19. The Arcade Fire, Funeral (Merge)
Funeral blurs the line between fantasy and reality, dreams and nightmares, innocence and experience. It’s music made of repressed memories and reimagined futures, executed with the theatrics of Talking Heads and the insistent pulse of Pixies. Among a forest of accordions, strings, and trebly guitars, the Arcade Fire’s Win Butler and Régine Chassagne howl and croon through a living diorama of shadowed neighborhoods. But there’s warmth found in the album’s chilly climate: Funeral‘s intrepid heart beats with a post-punk, post-new wave thrust.
   :. original PopMatters review

20. The Kinks, The Village Green Preservation Society (Sanctuary)
We all know how great the Clash’s London Calling is, and we were treated to a superb three-disc reissue this year. But not enough people know about the Kink’s 1968 masterpiece The Village Green Preservation Society, which is, simply put, one of the finest pop records of all time. Ray Davies’ obsession with old-fashioned England didn’t fare well with the progressive ’60s crowd, and as a result, one of the seminal works of British pop has gone largely overlooked. It spawned no hit singles (although “Picture Book” has recently found new life in a Hewlett Packard commercial); nonetheless, it represents Davies’ most complete and focused vision. Sanctuary’s new reissue tops Essential’s by including not only the stereo and mono versions, but an entire third disc of outtakes, rarities, and alternate mixes. A must have.
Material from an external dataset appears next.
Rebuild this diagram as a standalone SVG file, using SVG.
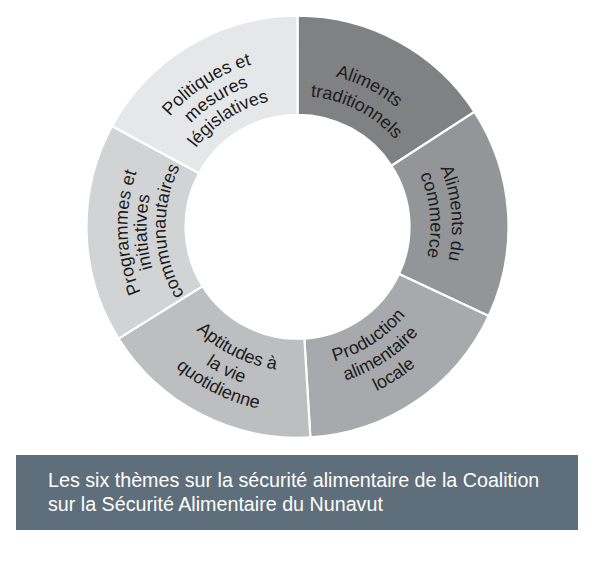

God save the Kinks!

Other recommended listening: Jens Lekman, When I Said I Wanted to Be Your Dog (Secretly Canadian); Iron & Wine, Our Endless Numbered Days (Sub Pop); Talking Heads, The Name of This Band is Talking Heads (Sire/Rhino); Jolie Holland, Escondida (Anti-); Jon Brion, I (Heart) Huckabees soundtrack (Milan); Richard Buckner, Dents and Shells (Merge); Tortoise, It’s All Around You (Thrill Jockey); Air, Talkie Walkie (Astralwerks).